## START
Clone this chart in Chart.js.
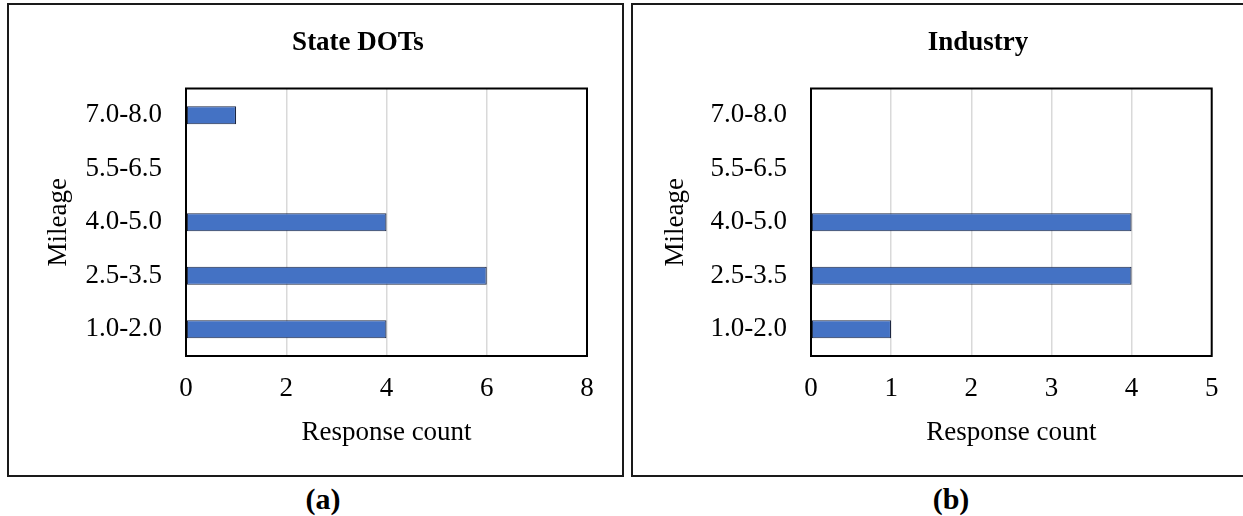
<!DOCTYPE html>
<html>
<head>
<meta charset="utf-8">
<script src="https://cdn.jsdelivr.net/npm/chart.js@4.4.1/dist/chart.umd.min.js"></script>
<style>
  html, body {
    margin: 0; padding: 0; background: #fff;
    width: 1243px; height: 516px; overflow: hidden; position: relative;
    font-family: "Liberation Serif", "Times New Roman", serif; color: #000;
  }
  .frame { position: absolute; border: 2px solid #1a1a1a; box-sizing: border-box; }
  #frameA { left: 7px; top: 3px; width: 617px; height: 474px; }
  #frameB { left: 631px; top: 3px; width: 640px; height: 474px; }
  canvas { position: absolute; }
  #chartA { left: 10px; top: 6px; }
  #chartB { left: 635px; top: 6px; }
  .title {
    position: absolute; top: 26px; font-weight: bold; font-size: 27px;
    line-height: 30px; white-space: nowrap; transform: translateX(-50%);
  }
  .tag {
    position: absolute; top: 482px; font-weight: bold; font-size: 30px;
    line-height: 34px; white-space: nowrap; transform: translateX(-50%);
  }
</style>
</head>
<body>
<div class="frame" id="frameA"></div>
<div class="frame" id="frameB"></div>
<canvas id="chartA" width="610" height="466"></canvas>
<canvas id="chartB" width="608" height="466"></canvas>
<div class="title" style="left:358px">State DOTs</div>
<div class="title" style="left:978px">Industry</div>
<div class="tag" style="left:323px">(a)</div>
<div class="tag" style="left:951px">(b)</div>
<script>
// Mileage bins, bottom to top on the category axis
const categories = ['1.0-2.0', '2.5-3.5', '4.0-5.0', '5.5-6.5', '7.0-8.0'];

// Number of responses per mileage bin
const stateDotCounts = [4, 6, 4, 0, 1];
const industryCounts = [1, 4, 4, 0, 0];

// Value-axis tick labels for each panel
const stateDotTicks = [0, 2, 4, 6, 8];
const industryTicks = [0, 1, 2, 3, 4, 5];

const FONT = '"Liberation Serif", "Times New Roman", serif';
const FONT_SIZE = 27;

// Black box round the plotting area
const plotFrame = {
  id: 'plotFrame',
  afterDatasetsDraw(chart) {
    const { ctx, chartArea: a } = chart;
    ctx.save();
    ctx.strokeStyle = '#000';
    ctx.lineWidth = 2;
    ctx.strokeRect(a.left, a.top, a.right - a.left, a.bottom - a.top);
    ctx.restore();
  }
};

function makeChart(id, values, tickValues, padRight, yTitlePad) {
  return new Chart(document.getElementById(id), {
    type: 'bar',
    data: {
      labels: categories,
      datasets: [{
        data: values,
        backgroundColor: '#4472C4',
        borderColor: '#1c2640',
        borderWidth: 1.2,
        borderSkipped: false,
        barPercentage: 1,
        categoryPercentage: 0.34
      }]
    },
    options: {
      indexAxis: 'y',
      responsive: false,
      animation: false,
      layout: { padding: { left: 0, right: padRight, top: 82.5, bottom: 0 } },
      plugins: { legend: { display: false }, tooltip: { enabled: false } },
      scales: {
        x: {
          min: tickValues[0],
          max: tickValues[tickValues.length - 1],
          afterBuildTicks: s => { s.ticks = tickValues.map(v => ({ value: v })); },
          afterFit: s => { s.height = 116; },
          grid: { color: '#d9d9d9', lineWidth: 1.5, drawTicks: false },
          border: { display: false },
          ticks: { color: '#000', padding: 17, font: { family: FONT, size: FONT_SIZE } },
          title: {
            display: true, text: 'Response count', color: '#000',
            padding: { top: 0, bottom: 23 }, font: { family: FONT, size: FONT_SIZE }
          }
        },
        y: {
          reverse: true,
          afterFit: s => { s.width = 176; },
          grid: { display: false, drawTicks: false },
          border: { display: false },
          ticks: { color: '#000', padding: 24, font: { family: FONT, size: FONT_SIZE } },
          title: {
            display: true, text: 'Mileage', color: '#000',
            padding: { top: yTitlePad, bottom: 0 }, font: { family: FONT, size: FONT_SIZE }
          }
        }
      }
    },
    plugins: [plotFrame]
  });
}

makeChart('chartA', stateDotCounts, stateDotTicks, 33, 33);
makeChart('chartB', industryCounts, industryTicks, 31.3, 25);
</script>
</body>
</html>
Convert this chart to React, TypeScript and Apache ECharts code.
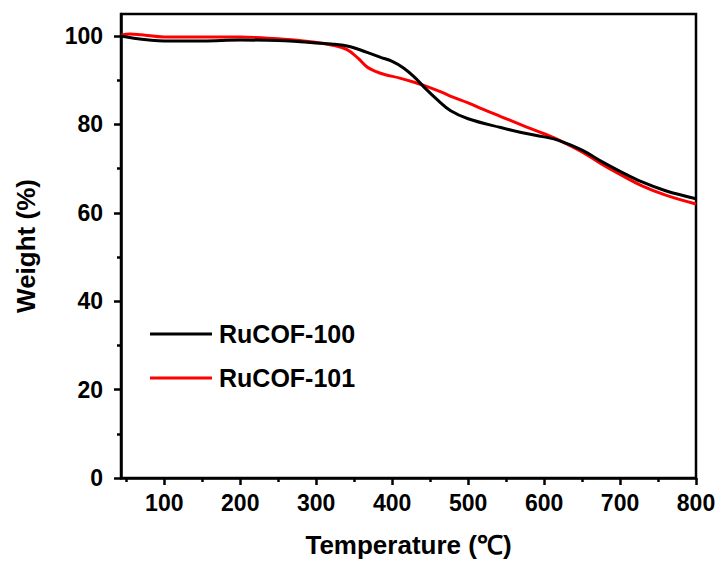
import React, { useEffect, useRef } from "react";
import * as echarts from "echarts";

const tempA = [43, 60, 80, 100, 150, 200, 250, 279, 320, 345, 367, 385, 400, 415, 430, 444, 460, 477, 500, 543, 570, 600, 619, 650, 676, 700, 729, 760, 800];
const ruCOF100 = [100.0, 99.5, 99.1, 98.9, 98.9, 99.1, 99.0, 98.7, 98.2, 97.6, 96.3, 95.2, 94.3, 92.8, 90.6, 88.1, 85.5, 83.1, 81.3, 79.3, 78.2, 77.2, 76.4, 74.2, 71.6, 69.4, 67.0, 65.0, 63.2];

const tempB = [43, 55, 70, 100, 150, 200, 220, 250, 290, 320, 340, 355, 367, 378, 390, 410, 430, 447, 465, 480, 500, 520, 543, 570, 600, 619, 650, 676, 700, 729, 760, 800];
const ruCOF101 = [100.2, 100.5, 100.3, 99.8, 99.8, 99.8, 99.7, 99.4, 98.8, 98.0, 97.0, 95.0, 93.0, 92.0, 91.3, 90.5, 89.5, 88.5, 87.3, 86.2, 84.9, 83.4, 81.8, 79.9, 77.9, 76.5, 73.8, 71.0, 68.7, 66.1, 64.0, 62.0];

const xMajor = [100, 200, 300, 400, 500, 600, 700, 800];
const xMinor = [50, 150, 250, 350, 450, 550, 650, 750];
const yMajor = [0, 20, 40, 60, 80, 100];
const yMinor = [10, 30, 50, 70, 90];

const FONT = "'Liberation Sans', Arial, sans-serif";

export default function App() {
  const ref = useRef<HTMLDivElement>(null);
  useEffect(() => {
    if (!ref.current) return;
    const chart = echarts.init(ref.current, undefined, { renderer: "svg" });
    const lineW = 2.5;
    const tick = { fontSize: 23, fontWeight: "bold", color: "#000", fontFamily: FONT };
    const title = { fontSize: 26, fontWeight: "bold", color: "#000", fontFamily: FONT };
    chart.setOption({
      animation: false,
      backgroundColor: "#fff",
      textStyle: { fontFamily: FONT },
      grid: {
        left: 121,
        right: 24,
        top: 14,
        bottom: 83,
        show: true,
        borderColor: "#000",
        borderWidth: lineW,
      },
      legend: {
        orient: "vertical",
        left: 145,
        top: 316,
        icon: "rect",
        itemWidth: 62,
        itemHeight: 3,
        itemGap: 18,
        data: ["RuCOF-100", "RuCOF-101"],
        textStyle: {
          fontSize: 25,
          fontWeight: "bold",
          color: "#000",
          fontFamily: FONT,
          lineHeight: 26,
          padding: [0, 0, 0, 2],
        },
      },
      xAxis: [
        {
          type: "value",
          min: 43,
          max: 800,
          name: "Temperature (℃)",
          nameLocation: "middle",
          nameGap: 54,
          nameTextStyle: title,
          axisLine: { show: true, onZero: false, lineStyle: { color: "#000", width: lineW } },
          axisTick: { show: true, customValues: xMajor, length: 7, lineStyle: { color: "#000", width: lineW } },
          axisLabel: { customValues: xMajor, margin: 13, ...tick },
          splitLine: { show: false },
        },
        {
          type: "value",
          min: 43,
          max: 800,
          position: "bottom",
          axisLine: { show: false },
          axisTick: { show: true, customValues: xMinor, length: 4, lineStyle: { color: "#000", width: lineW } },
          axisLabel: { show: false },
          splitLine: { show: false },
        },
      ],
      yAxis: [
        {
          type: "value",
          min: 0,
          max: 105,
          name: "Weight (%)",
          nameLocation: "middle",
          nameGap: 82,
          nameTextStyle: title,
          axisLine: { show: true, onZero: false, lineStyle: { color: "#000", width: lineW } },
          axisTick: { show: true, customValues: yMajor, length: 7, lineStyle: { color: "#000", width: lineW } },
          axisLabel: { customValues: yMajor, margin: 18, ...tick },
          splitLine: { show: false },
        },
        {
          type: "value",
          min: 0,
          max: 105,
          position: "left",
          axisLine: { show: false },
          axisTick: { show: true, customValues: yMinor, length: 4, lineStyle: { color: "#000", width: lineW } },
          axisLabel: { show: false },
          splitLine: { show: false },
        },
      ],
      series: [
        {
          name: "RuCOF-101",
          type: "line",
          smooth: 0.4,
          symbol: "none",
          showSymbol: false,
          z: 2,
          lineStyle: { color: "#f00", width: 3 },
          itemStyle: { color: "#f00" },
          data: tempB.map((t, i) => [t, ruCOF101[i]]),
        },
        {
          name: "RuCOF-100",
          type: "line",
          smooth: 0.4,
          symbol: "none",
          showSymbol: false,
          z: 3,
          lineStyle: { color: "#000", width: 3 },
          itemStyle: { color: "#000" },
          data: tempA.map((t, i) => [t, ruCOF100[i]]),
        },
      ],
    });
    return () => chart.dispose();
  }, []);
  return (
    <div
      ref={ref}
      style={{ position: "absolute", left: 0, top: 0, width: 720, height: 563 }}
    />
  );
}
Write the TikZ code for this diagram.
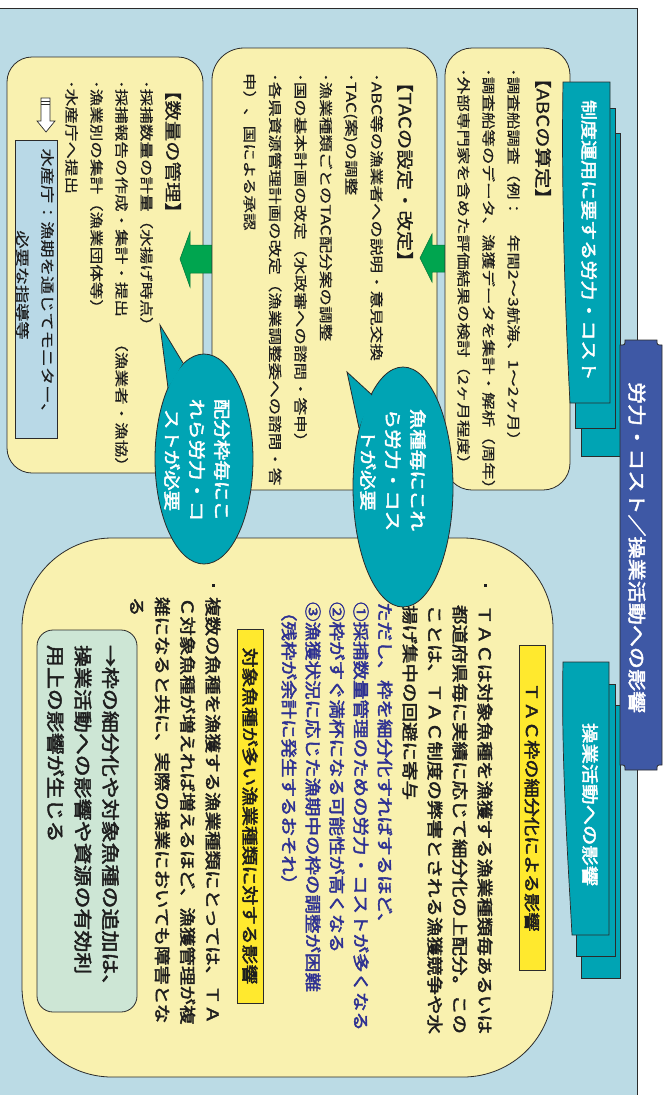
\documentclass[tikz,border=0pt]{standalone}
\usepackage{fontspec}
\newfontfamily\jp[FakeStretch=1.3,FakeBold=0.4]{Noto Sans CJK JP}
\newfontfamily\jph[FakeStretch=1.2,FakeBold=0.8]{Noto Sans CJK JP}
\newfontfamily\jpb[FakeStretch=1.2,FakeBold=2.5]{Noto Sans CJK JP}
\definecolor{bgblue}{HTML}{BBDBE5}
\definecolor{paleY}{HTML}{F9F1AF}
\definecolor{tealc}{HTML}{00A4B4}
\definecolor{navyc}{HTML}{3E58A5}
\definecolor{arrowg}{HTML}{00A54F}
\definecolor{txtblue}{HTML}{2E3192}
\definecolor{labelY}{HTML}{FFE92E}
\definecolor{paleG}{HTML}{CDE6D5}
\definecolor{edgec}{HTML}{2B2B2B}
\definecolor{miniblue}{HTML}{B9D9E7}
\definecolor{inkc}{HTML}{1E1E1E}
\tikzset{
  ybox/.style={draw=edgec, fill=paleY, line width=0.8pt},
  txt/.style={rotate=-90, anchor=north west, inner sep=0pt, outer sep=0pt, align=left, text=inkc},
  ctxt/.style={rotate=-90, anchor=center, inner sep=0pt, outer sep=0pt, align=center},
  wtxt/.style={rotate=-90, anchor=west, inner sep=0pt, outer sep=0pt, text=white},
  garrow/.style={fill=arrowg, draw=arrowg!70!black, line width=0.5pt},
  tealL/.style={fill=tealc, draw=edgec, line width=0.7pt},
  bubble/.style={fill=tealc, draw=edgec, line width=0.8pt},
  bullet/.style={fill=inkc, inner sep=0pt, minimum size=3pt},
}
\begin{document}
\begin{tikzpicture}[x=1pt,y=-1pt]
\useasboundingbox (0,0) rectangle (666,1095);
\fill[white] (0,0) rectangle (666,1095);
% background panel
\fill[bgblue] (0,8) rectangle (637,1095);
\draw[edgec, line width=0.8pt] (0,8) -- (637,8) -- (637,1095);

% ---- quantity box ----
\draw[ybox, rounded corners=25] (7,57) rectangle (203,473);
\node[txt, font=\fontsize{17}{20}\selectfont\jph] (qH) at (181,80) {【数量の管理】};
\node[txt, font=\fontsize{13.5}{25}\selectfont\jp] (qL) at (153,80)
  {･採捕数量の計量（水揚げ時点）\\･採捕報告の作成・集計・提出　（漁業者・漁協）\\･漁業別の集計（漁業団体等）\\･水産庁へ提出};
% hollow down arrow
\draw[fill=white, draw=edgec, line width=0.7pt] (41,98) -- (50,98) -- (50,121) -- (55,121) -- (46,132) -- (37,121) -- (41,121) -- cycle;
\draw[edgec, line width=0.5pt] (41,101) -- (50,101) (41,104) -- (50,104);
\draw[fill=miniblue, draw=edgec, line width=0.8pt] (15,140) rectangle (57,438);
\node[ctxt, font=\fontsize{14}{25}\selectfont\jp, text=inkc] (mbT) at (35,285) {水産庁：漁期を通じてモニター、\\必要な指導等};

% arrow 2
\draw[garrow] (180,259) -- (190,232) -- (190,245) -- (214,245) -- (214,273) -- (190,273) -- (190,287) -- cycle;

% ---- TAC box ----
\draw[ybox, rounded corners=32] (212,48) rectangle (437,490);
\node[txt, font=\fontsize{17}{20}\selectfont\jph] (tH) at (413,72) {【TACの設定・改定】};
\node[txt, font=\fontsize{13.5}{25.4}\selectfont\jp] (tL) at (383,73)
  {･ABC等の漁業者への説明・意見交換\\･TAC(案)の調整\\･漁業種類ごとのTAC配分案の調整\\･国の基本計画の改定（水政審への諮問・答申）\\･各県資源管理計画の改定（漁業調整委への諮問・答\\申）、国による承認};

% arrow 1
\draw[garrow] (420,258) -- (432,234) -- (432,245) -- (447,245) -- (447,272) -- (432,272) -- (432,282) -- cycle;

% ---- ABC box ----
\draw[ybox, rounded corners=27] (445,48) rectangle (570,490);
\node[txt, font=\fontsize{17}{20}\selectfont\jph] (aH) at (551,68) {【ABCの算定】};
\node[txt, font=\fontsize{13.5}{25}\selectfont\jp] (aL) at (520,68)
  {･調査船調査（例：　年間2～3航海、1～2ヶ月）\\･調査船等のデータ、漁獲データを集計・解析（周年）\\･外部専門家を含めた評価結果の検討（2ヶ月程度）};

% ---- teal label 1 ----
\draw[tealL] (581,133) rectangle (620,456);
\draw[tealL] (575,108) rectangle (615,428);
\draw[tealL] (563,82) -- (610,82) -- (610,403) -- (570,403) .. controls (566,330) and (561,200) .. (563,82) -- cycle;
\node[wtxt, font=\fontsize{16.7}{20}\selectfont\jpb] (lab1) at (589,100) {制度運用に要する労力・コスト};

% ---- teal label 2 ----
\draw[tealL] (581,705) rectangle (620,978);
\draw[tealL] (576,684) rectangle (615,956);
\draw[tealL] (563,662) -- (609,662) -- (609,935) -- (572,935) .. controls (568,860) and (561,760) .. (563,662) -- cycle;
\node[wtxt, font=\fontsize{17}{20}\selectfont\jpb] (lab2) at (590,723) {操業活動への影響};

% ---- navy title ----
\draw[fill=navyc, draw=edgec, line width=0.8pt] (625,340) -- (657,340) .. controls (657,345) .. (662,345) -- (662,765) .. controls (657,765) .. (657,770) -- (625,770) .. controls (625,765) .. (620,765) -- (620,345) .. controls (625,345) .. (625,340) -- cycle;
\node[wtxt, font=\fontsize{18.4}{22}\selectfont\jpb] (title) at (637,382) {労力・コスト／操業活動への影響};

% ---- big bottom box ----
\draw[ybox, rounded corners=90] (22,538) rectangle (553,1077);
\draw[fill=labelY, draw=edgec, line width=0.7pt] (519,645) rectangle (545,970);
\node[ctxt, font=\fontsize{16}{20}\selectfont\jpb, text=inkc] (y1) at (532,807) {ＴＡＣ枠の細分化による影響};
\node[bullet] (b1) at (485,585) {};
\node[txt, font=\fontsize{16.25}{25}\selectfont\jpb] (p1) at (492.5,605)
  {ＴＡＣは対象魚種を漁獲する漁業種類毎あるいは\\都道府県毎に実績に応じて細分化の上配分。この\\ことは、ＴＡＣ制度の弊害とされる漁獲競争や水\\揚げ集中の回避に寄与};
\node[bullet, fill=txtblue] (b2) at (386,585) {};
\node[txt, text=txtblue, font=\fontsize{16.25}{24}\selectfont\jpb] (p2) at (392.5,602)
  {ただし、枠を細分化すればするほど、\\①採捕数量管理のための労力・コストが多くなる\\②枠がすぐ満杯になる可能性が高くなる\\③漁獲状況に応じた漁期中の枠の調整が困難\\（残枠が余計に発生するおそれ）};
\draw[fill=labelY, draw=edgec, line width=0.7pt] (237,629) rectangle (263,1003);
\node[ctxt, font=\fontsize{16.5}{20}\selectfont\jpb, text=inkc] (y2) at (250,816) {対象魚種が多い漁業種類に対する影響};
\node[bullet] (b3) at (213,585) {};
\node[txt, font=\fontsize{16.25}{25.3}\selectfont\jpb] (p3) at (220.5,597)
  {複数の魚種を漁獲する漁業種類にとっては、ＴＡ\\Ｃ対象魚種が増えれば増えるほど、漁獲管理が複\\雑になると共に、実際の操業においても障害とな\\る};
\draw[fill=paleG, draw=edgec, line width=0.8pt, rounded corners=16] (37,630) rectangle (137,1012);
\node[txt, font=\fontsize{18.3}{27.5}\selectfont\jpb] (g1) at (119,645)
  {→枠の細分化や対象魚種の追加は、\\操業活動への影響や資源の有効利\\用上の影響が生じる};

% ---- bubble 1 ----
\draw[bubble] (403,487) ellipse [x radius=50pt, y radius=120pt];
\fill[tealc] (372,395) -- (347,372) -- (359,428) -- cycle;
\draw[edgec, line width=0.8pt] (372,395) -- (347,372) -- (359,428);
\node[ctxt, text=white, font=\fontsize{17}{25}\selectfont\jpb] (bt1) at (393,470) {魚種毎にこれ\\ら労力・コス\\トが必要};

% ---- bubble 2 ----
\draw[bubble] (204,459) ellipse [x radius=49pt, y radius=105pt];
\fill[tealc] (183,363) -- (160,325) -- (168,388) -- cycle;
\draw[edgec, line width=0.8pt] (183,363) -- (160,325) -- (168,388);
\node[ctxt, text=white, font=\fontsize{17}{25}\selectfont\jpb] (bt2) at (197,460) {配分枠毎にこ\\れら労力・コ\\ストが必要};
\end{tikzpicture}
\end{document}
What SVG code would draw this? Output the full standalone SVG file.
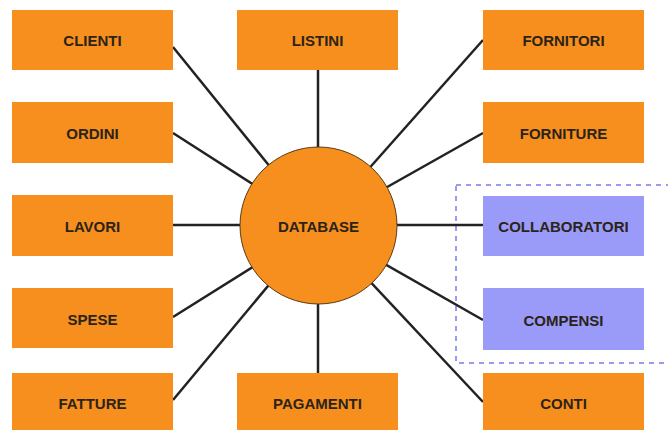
## END
Problem to work on: Where a line in the material contains "standalone", copy that line.

Written solution:
\documentclass[tikz,border=0pt]{standalone}
What SVG code would draw this? Output the full standalone SVG file.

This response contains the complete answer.